Além da recém inaugurada estátua de Maria Felipa, a capital baiana tem outros monumentos de lideranças negras, como Mãe Gilda de Ogum e Mãe Stella de Oxóssi. A primeira já foi alvo de vandalismo duas vezes, e a segunda já foi incendiada. 

Para Alanna, esses monumentos especificamente chamam atenção por se tratarem de mulheres que até pouco tempo estavam vivas. Como também aconteceu com a placa de Marielle Franco, por exemplo. Assim, é a memória delas que está sendo atacada, contraditoriamente, por suas ações de combate ao racismo.

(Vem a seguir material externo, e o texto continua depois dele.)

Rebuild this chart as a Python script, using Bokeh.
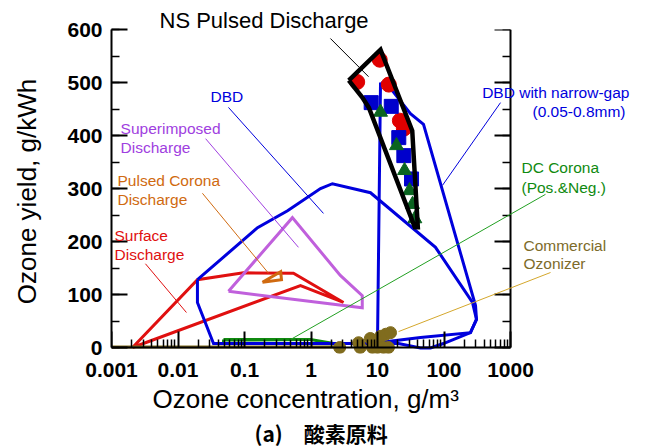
import numpy as np
from bokeh.plotting import figure
from bokeh.models import (LinearAxis, LogAxis, FixedTicker, SingleIntervalTicker,
                          CustomJSTickFormatter, Label, Arrow, Range1d, Title)
from bokeh.embed import file_html
from bokeh.resources import INLINE

# ---------------- data ----------------
x_ticks = [0.001, 0.01, 0.1, 1, 10, 100, 1000]
x_minor = [k * 10.0 ** e for e in range(-3, 3) for k in range(2, 10)]

surface_x = [0.00207, 0.0196, 0.0966, 0.545, 3.08, 0.695, 0.00207]
surface_y = [0, 128, 141, 140, 85, 117, 0]

superimposed_x = [0.0575, 0.525, 2.76, 5.9, 5.9, 0.0575]
superimposed_y = [106, 245, 136, 98, 75, 106]

pulsed_corona_x = [0.186, 0.35, 0.36, 0.186]
pulsed_corona_y = [123, 143, 128, 123]

dc_corona_x = [0.0483, 0.98, 2.3, 0.0483, 0.0483]
dc_corona_y = [15, 15, 7, 9, 15]

dbd_x = [0.0196, 0.157, 0.444, 1.39, 2.1, 7.85, 74.5, 268, 308, 250, 98,
         62.7, 44.3, 20.7, 0.0342, 0.0196, 0.0196]
dbd_y = [128, 226, 258, 300, 309, 292, 189, 85, 53, 28, 7.5,
         -1, -1, 7.5, 7.5, 85, 128]

narrow_x = [11.1, 15.7, 31.3, 49.2, 298, 308, 250, 44.3, 10.0, 11.1]
narrow_y = [500, 489, 441, 421, 79, 53, 28, 19, 9, 500]

ns_x = [3.70, 11.1, 33.3, 40.4, 36.4, 7.4, 5.89, 3.70]
ns_y = [504, 562, 409, 227, 227, 453, 472, 504]

ns_circle_x = [4.95, 10.8, 14.8, 21.7, 24.9]
ns_circle_y = [501, 543, 496, 428, 413]

ns_square_x = [8.04, 16.1, 20.9, 24.9, 32.5]
ns_square_y = [462, 455, 396, 362, 318]

ns_triangle_x = [11.1, 19.3, 25.5, 30.3, 33.6, 36.4]
ns_triangle_y = [444, 381, 334, 296, 270, 243]

ozon_line_x = [0.001, 2.7]
ozon_line_y = [1, 1]
ozon_x = [2.7, 5.2, 5.5, 7.8, 8.4, 10.0, 11.1, 12.3, 13.3, 14.6, 15.7]
ozon_y = [0, 9, 0, 17, 0, 0, 21, 0, 25, 0, 28]

# ---------------- layout constants ----------------
PX_PER_DECADE = 66.5       # 0.001 .. 1000 spans 399 px
PX_PER_UNIT = 0.53         # 0 .. 600 spans 318 px
BELOW_ZERO_PX = 6          # frame reaches a little under the y = 0 axis
FRAME_LEFT, FRAME_W = 111, 529
FRAME_TOP = 29
FRAME_H = int(round(600 * PX_PER_UNIT)) + BELOW_ZERO_PX
x_end = 10 ** (-3 + FRAME_W / PX_PER_DECADE)
y_start = -BELOW_ZERO_PX / PX_PER_UNIT
y_end = (FRAME_H - BELOW_ZERO_PX) / PX_PER_UNIT

# ---------------- colours ----------------
BLUE = "#0000dd"
RED = "#e01010"
PURPLE_LINE = "#c060dc"
PURPLE_TEXT = "#a040e0"
ORANGE = "#d06a10"
GREEN = "#108a10"
OLIVE = "#806c1e"
GOLD = "#d4a72c"
FONT = "Liberation Sans"

p = figure(frame_width=FRAME_W, frame_height=FRAME_H, x_axis_type="log",
           x_range=Range1d(0.001, x_end), y_range=Range1d(y_start, y_end),
           output_backend="svg", toolbar_location=None,
           min_border_left=FRAME_LEFT, min_border_right=6,
           min_border_top=FRAME_TOP, min_border_bottom=446 - FRAME_TOP - FRAME_H)
p.title.visible = False
p.outline_line_color = None
p.xgrid.visible = False
p.ygrid.visible = False
p.background_fill_color = "white"
p.border_fill_color = "white"

# polygons
lw = 3
p.line(surface_x, surface_y, line_color=RED, line_width=lw, line_join="miter")
p.line(superimposed_x, superimposed_y, line_color=PURPLE_LINE, line_width=lw, line_join="miter")
p.line(pulsed_corona_x, pulsed_corona_y, line_color=ORANGE, line_width=lw, line_join="miter")
p.line(dc_corona_x, dc_corona_y, line_color=GREEN, line_width=lw, line_join="miter")
p.line(dbd_x, dbd_y, line_color=BLUE, line_width=lw, line_join="miter")
p.line(narrow_x, narrow_y, line_color=BLUE, line_width=lw, line_join="miter")

# commercial ozonizer
p.line(ozon_line_x, ozon_line_y, line_color=OLIVE, line_width=3)
p.scatter(ozon_x, ozon_y, marker="circle", size=12, fill_color=OLIVE, line_color=OLIVE)

# NS pulsed discharge points
p.scatter(ns_circle_x, ns_circle_y, marker="circle", size=15, fill_color="#e00000", line_color="#e00000")
p.scatter(ns_square_x, ns_square_y, marker="square", size=14, fill_color="#0000cc", line_color="#0000cc")
p.scatter(ns_triangle_x, ns_triangle_y, marker="triangle", size=14, fill_color="#0a6420", line_color="#0a6420")
p.line(ns_x, ns_y, line_color="black", line_width=4.5, line_join="miter")

# leader lines
leaders = [
    ((1.96, 583), (7.33, 511), "black"),
    ((0.0574, 453), (1.54, 253), BLUE),
    ((0.026, 394), (0.648, 189), PURPLE_TEXT),
    ((0.0233, 291), (0.23, 140), ORANGE),
    ((0.00324, 158), (0.0134, 66), RED),
    ((708, 462), (94.9, 306), BLUE),
    ((3360, 289), (0.492, 15), "#22a022"),
    ((20.7, 30), (4000, 141.5), GOLD),
]
for (xs, ys), (xe, ye), c in leaders:
    p.add_layout(Arrow(end=None, x_start=xs, y_start=ys, x_end=xe, y_end=ye,
                       line_color=c, line_width=1))

# labels
def lab(x, y, t, c, size="15.5px", align="left"):
    p.add_layout(Label(x=x, y=y, text=t, text_color=c, text_font_size=size,
                       text_align=align, text_baseline="middle",
                       text_font=FONT))

lab(0.0308, 474, "DBD", BLUE)
lab(0.00137, 413, "Superimposed", PURPLE_TEXT)
lab(0.00137, 377, "Discharge", PURPLE_TEXT)
lab(0.00123, 315, "Pulsed Corona", ORANGE)
lab(0.00123, 279, "Discharge", ORANGE)
lab(0.00111, 211, "Surface", RED)
lab(0.00111, 175, "Discharge", RED)
lab(61500, 481, "DBD with narrow-gap", BLUE, align="right")
lab(53600, 445, "(0.05-0.8mm)", BLUE, align="right")
lab(1462, 340, "DC Corona", GREEN)
lab(1462, 302, "(Pos.&Neg.)", GREEN)
lab(1567, 192.5, "Commercial", "#7d6b2a")
lab(1567, 158.5, "Ozonizer", "#7d6b2a")

ns_title = Title(text="NS Pulsed Discharge", align="left", offset=48,
                 text_font=FONT, text_font_size="22px", text_font_style="normal",
                 text_color="black", standoff=-6)
p.add_layout(ns_title, "above")

# ---------------- axes ----------------
def style_ticks(ax):
    ax.axis_line_width = 2
    ax.axis_line_color = "black"
    ax.major_tick_in = 16
    ax.major_tick_out = 0
    ax.minor_tick_in = 8
    ax.minor_tick_out = 0
    ax.major_tick_line_width = 2
    ax.minor_tick_line_width = 1.5
    ax.major_tick_line_color = "black"
    ax.minor_tick_line_color = "black"

def style_labels(ax):
    ax.major_label_text_font = FONT
    ax.major_label_text_font_style = "bold"
    ax.major_label_text_font_size = "21px"
    ax.major_label_text_color = "black"

def hide_labels(ax):
    ax.major_label_text_font_size = "0px"
    ax.major_label_text_alpha = 0
    ax.major_label_standoff = 0

# x axis: tick labels come from the default axis at the frame edge,
# the axis line and ticks from a second axis pinned at y = 0
xa = p.xaxis[0]
xa.ticker = FixedTicker(ticks=x_ticks, minor_ticks=x_minor)
xa.formatter = CustomJSTickFormatter(code="return tick.toString();")
xa.bounds = (0.001, 1000)
style_labels(xa)
xa.axis_line_color = None
xa.major_tick_line_color = None
xa.minor_tick_line_color = None
xa.major_tick_in = 0
xa.major_tick_out = 0
xa.minor_tick_in = 0
xa.minor_tick_out = 0
xa.major_label_standoff = 9

xline = LogAxis(ticker=FixedTicker(ticks=x_ticks, minor_ticks=x_minor),
                fixed_location=0, bounds=(0.001, 1000))
style_ticks(xline)
hide_labels(xline)
p.add_layout(xline, "below")

ya = p.yaxis[0]
ya.ticker = SingleIntervalTicker(interval=100, num_minor_ticks=2)
ya.bounds = (0, 600)
style_ticks(ya)
style_labels(ya)
ya.major_label_standoff = 9
ya.axis_label = "Ozone yield, g/kWh"
ya.axis_label_text_font = FONT
ya.axis_label_text_font_style = "normal"
ya.axis_label_text_font_size = "26px"
ya.axis_label_text_color = "black"
ya.axis_label_standoff = 22

ra = LinearAxis(ticker=SingleIntervalTicker(interval=100, num_minor_ticks=2),
                fixed_location=1000, bounds=(0, 600))
style_ticks(ra)
hide_labels(ra)
p.add_layout(ra, "right")

# x-axis title and caption as titles in the lower panel
xtitle = Title(text="Ozone concentration, g/m\u00b3", align="left", offset=41,
               text_font=FONT, text_font_size="26px", text_font_style="normal",
               text_color="black", standoff=4)
p.add_layout(xtitle, "below")

sub = Title(text="(a)\u3000酸素原料", align="left", offset=143,
            text_font="Noto Sans CJK JP", text_font_size="21px",
            text_font_style="bold", text_color="black", standoff=0)
p.add_layout(sub, "below")

open("out.html", "w").write(file_html(p, INLINE))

Alanna Perônio é mestranda em História da África e Diáspora – Imagem: Luiza Lopes

Morgana observa que na medida em que avançamos no reconhecimento público de mulheres negras, existe a tentativa de apagamento dessa memória. “Quando Marielle foi assassinada houveram tentativas de deslegitimação da sua imagem com notícias falsas, cruéis. Não bastou a morte física, existiu o empenho de estender isso a sua memória.”

Entre os caminhos para combater esse cenário, Alanna cita o desenvolvimento de projetos de resgate de memória e circuito de turismo histórico, divulgação de material didático e instrução educacional para valorização dessa memória, como escolas renomeadas.

Camila concorda. Para ela, é preciso educar e ensinar a partir de novos símbolos. “Quando uma criança brinca numa praça, olha determinada figura e pergunta quem é, trazer a memória dessa personagem negra é um aspecto educacional importante e de projeção de futuro”, defende. 

Além disso, não basta construir de forma genérica e sem identidade, como a Estátua da Mãe Preta ou a Estátua do Índio Caçador, em São Paulo (SP). “Isso diz muito do lugar que ocupam, o que elas significam para os artistas, para sociedade, para cidade. Não termina nos monumentos, eles são apenas o estopim para uma luta muito maior para produzir uma história que desconstrua essa narrativa portuguesa/branca brasileira”, finaliza Jorge.